RE: Encoding Standard (was: RE: Encoding API exceptions) from Shawn Steele on 2014-11-10 (www-international@w3.org from October to December 2014)

From: Shawn Steele <Shawn.Steele@microsoft.com>
Date: Mon, 10 Nov 2014 17:48:35 +0000
To: Anne van Kesteren <annevk@annevk.nl>
CC: "www-international@w3.org" <www-international@w3.org>
Message-ID: <afda1f88c403418caec4d71d51163b30@CY1PR0301MB0731.namprd03.prod.outlook.com>

Ok, more bluntly, if someone notices a discrepancy between https://encoding.spec.whatwg.org/index-windows-1252.txt vs http://www.unicode.org/Public/MAPPINGS/VENDORS/MICSFT/WINDOWS/CP1252.TXT, then what happens?

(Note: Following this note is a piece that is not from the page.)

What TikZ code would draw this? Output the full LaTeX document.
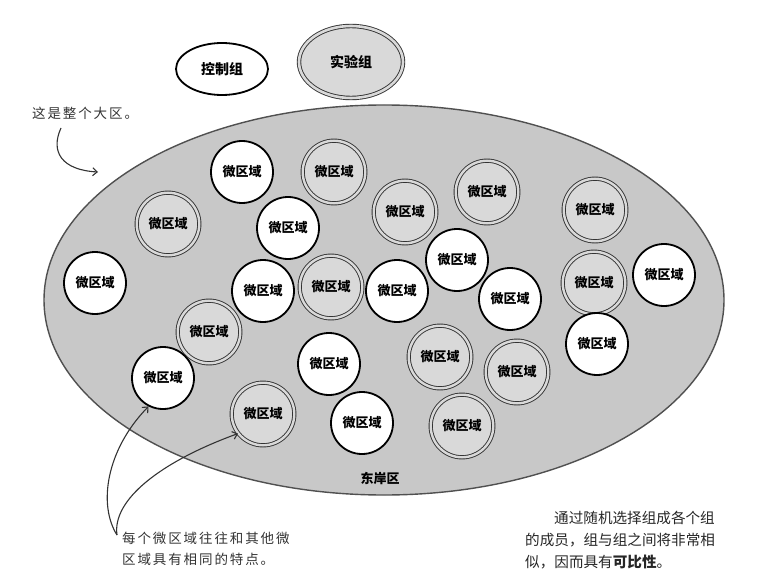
\documentclass[tikz,border=0pt]{standalone}
\usepackage{fontspec}
\newfontfamily\cjk{Noto Sans CJK SC}
\newfontfamily\cjkhand[LetterSpace=14]{Noto Sans CJK SC}
\usetikzlibrary{arrows.meta,shapes.geometric}
\definecolor{regionfill}{HTML}{C8C8C8}
\definecolor{dblfill}{HTML}{D9D9D9}
\definecolor{rimgray}{HTML}{505050}
\definecolor{inkgray}{HTML}{333333}
\tikzset{
  lbl/.style={font=\cjk\bfseries\fontsize{13bp}{15bp}\selectfont},
  wcirc/.style={circle, draw=black, line width=1.8bp, fill=white, minimum size=62bp, inner sep=0pt, lbl},
  dcirc/.style={circle, draw=black!80, line width=0.9bp, double=dblfill, double distance=2.4bp, fill=dblfill, minimum size=62.6bp, inner sep=0pt, lbl},
  handtxt/.style={font=\cjkhand\fontsize{13.5bp}{16bp}\selectfont, text=inkgray, inner sep=0pt, anchor=west},
  booktxt/.style={font=\cjk\fontsize{14.6bp}{17bp}\selectfont, text=black!85, inner sep=0pt, anchor=west},
  note/.style={draw=inkgray, line width=1.1bp, -{Straight Barb[length=4.5bp,width=8bp]}}
}
\begin{document}
\begin{tikzpicture}[x=1bp,y=-1bp]
\useasboundingbox (0,0) rectangle (765,588);
% top groups
\node[ellipse, draw=black, line width=1.8bp, fill=white, minimum width=92bp, minimum height=52bp, inner sep=0pt, font=\cjk\bfseries\fontsize{14bp}{16bp}\selectfont] (ctrl) at (222,69) {控制组};
\node[ellipse, draw=black!80, line width=0.9bp, double=dblfill, double distance=2.6bp, fill=dblfill, minimum width=104bp, minimum height=72bp, inner sep=0pt, font=\cjk\bfseries\fontsize{14bp}{16bp}\selectfont] (expt) at (351,62) {实验组};
% big region
\node[ellipse, draw=rimgray, line width=1.4bp, fill=regionfill, minimum width=680bp, minimum height=390bp, inner sep=0pt] (region) at (384,300) {};
\node[lbl] (east) at (380,478) {东岸区};
% micro regions
\node[wcirc] (c1) at (242,172) {微区域};
\node[dcirc] (c2) at (334,172) {微区域};
\node[dcirc] (c3) at (168,224) {微区域};
\node[wcirc] (c4) at (288,228) {微区域};
\node[dcirc] (c5) at (405,212) {微区域};
\node[dcirc] (c6) at (487,192) {微区域};
\node[dcirc] (c7) at (595,210) {微区域};
\node[wcirc] (c8) at (95,283) {微区域};
\node[wcirc] (c9) at (263,291) {微区域};
\node[dcirc] (c10) at (331,287) {微区域};
\node[wcirc] (c11) at (397,291) {微区域};
\node[wcirc] (c12) at (457,260) {微区域};
\node[wcirc] (c13) at (510,299) {微区域};
\node[dcirc] (c14) at (594,283) {微区域};
\node[wcirc] (c15) at (664,275) {微区域};
\node[wcirc] (c16) at (597,344) {微区域};
\node[dcirc] (c17) at (209,332) {微区域};
\node[wcirc] (c18) at (329,364) {微区域};
\node[dcirc] (c19) at (440,357) {微区域};
\node[dcirc] (c20) at (517,372) {微区域};
\node[wcirc] (c21) at (163,378) {微区域};
\node[dcirc] (c22) at (263,414) {微区域};
\node[wcirc] (c23) at (362,423) {微区域};
\node[dcirc] (c24) at (462,426) {微区域};
% annotations
\node[handtxt] (whole) at (32,113) {这是整个大区。};
\coordinate (wholeend) at (98,172);
\draw[note] (61,128) .. controls (50,152) and (62,170) .. (wholeend);
\node[handtxt] (same1) at (122,538) {每个微区域往往和其他微};
\node[handtxt] (same2) at (122,559) {区域具有相同的特点。};
\coordinate (samestart) at (117,535);
\draw[note] (samestart) .. controls (98,505) and (106,450) .. (c21.243);
\draw[note] (samestart) .. controls (112,500) and (160,462) .. (c22.218);
\node[booktxt] (book1) at (554,518) {通过随机选择组成各个组};
\node[booktxt] (book2) at (525,540) {的成员，组与组之间将非常相};
\node[booktxt] (book3) at (525,562) {似，因而具有{\bfseries 可比性}。};
\end{tikzpicture}
\end{document}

I'm not saying there is such a discrepancy, however if there isn't, then why not point to the version IANA points to in the charsets registry?  If there were a discrepancy (other than I suppose undefined being marked as control), then which one gets the bug?

-Shawn

-----Original Message-----
From: annevankesteren@gmail.com [mailto:annevankesteren@gmail.com] On Behalf Of Anne van Kesteren
Sent: Monday, November 10, 2014 1:26 AM
To: Shawn Steele
Cc: www-international@w3.org
Subject: Re: Encoding Standard (was: RE: Encoding API exceptions)

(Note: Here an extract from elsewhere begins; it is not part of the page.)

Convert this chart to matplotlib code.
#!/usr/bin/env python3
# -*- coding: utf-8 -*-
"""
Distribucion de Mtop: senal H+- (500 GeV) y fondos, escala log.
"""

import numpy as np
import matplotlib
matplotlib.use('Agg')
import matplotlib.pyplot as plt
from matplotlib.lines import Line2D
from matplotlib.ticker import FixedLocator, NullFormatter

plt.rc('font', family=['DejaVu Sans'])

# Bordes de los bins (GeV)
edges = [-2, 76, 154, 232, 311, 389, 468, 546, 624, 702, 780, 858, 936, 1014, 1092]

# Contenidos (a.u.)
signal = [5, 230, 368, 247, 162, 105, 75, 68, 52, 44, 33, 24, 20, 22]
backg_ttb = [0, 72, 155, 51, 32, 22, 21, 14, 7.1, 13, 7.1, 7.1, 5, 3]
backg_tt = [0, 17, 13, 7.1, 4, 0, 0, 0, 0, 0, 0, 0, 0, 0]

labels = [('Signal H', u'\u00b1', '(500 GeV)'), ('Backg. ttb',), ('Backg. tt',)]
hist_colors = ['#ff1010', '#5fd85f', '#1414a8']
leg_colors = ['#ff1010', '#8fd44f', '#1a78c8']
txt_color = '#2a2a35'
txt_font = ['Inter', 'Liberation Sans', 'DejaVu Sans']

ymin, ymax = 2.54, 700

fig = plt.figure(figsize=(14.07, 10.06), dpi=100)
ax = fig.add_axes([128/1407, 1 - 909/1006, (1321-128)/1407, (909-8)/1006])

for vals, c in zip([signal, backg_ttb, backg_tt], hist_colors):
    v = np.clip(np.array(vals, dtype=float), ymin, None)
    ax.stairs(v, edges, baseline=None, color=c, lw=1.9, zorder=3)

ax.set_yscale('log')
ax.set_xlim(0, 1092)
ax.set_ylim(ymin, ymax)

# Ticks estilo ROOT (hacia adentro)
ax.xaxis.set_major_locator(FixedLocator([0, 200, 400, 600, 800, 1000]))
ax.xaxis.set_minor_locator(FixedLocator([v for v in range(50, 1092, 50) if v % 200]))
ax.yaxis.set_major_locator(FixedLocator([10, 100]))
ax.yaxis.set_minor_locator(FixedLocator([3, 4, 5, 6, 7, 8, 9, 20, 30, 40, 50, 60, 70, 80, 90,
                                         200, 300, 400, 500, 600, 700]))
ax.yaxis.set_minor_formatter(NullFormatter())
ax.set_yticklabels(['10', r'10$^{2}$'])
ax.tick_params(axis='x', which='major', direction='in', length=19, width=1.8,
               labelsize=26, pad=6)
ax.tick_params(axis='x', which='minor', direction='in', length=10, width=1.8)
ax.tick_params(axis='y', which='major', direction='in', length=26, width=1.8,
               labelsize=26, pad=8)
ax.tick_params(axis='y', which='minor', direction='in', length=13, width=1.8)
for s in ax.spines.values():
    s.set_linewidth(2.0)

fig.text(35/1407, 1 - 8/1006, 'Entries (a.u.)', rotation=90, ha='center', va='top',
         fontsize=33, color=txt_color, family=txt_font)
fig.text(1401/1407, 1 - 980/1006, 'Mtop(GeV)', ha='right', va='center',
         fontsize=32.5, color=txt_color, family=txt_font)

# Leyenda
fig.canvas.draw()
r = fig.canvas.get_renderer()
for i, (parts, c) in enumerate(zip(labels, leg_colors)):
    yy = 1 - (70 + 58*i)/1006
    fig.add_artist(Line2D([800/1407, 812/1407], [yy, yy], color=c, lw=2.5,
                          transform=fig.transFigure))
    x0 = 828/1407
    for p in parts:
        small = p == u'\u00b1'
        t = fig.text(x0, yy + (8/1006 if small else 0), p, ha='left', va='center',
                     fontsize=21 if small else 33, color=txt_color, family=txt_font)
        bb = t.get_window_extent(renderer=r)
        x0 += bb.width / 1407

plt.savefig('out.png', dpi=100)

On Sun, Nov 9, 2014 at 9:44 PM, Shawn Steele <Shawn.Steele@microsoft.com> wrote:
> Generally the content is created with text editors, from data stores, etc, that came from other systems, and not specifically for the web.

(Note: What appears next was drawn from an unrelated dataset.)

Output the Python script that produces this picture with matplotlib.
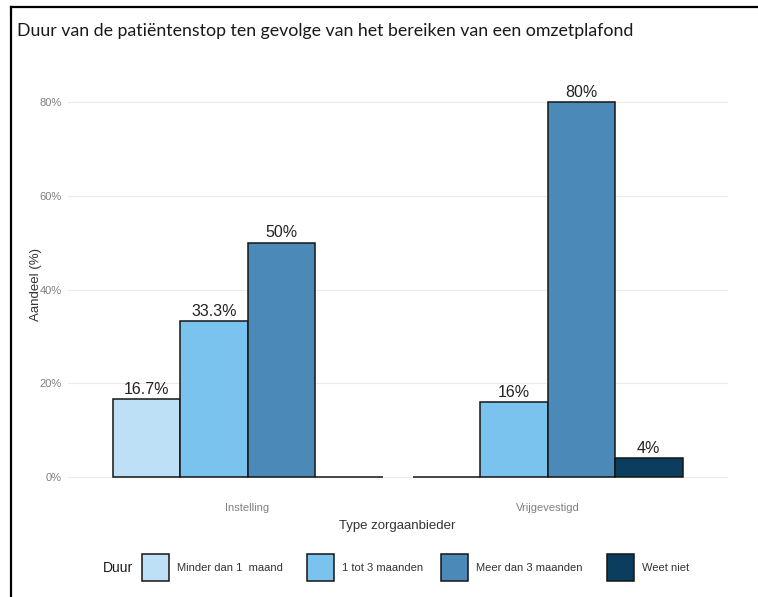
import matplotlib
matplotlib.use("Agg")
import matplotlib.pyplot as plt
from matplotlib.patches import Rectangle
from matplotlib.lines import Line2D

# data
groups = ["Instelling", "Vrijgevestigd"]
duur = ["Minder dan 1  maand", "1 tot 3 maanden", "Meer dan 3 maanden", "Weet niet"]
minder_1 = [16.7, 0]
tot_3 = [33.3, 16]
meer_3 = [50, 80]
weet_niet = [0, 4]
colors = ["#BDE0F7", "#7BC3EF", "#4A89B8", "#0B3D5E"]
yticks = [0, 20, 40, 60, 80]

W, H = 758, 597
fig = plt.figure(figsize=(W / 100, H / 100), dpi=100)
plt.rcParams['font.family'] = ['Liberation Sans', 'DejaVu Sans']

def fx(px):
    return px / W

def fy(py):
    return 1 - py / H

ax = fig.add_axes([fx(67.5), fy(496), fx(727.5) - fx(67.5), fy(83) - fy(496)])

series = [minder_1, tot_3, meer_3, weet_niet]
bw = 0.225
for i, vals in enumerate(series):
    for g in range(len(groups)):
        x = g + 1 + (i - 1.5) * bw
        ax.bar(x, vals[g], width=bw, color=colors[i], edgecolor="#151515",
               linewidth=1.1, zorder=3)
        if vals[g] > 0:
            lab = f"{vals[g]:g}%"
            ax.annotate(lab, (x, vals[g]), xytext=(0, 1.5), textcoords="offset points",
                        ha="center", va="bottom", fontsize=11.5, color="#222222")

ax.set_xlim(0.4, 2.6)
ax.set_ylim(-4, 84)
ax.set_yticks(yticks)
ax.set_yticklabels([f"{t}%" for t in yticks])
ax.set_xticks([1, 2])
ax.set_xticklabels(groups)
ax.tick_params(axis="both", length=0, labelsize=8, labelcolor="#7f7f7f")
ax.tick_params(axis="y", pad=4)
ax.tick_params(axis="x", pad=5)
ax.grid(axis="y", color="#ebebeb", linewidth=0.8, zorder=0)
for s in ax.spines.values():
    s.set_visible(False)

ax.set_ylabel("Aandeel (%)", fontsize=9.5, color="#333333")
ax.yaxis.set_label_coords(-0.039, 0.513)
ax.set_xlabel("Type zorgaanbieder", fontsize=9.5, color="#333333")
ax.xaxis.set_label_coords(0.5, -0.058)

# title, scaled to the width it has in the picture
title = fig.text(fx(17), fy(31), "Duur van de patiëntenstop ten gevolge van het bereiken van een omzetplafond",
                 ha="left", va="center", fontsize=12, color="#1a1a1a", family=["Lato", "DejaVu Sans"])
fig.canvas.draw()
tw = title.get_window_extent().width
title.set_fontsize(12 * 614 / tw)

# legend
fig.text(fx(103), fy(568), "Duur", ha="left", va="center", fontsize=10, color="#1a1a1a")
box_x = [142, 307, 441, 607]
for i in range(len(duur)):
    fig.add_artist(Rectangle((fx(box_x[i]), fy(581)), 27 / W, 27 / H, transform=fig.transFigure,
                             facecolor=colors[i], edgecolor="#151515", linewidth=1.1))
    fig.text(fx(box_x[i] + 35), fy(568), duur[i], ha="left", va="center", fontsize=8, color="#333333")

# frame of the screenshot
fig.add_artist(Line2D([fx(11), 1], [fy(7), fy(7)], transform=fig.transFigure, color="black", linewidth=1.6))
fig.add_artist(Line2D([fx(11), fx(11)], [fy(7), 0], transform=fig.transFigure, color="black", linewidth=1.6))

fig.savefig("out.png", dpi=100)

I.e. mostly Windows, though some IBM and NEC, and of course gb18030 (except for one double byte sequence as indicated). Turns out that browsers on e.g. Mac and Linux felt the pressure to not just support encodings from the host OS, but also from Windows. And then over time some cleanup happened and the Encoding Standard is the result of what we think is needed to support the web.

>  I'm unaware of systems that convert from shift-jis to shift-jis for example.

I'm not sure I follow this example.

> In other words, if the definitions are incompatible with the behavior on the host OS (or wherever the data comes from), then there're likely to be corruptions.

On the web, the data can come from anywhere. The host OS is not relevant as that can change over time.

> The solution is, of course, to use Unicode.

Quite.

--
https://annevankesteren.nl/

Received on Monday, 10 November 2014 17:49:05 UTC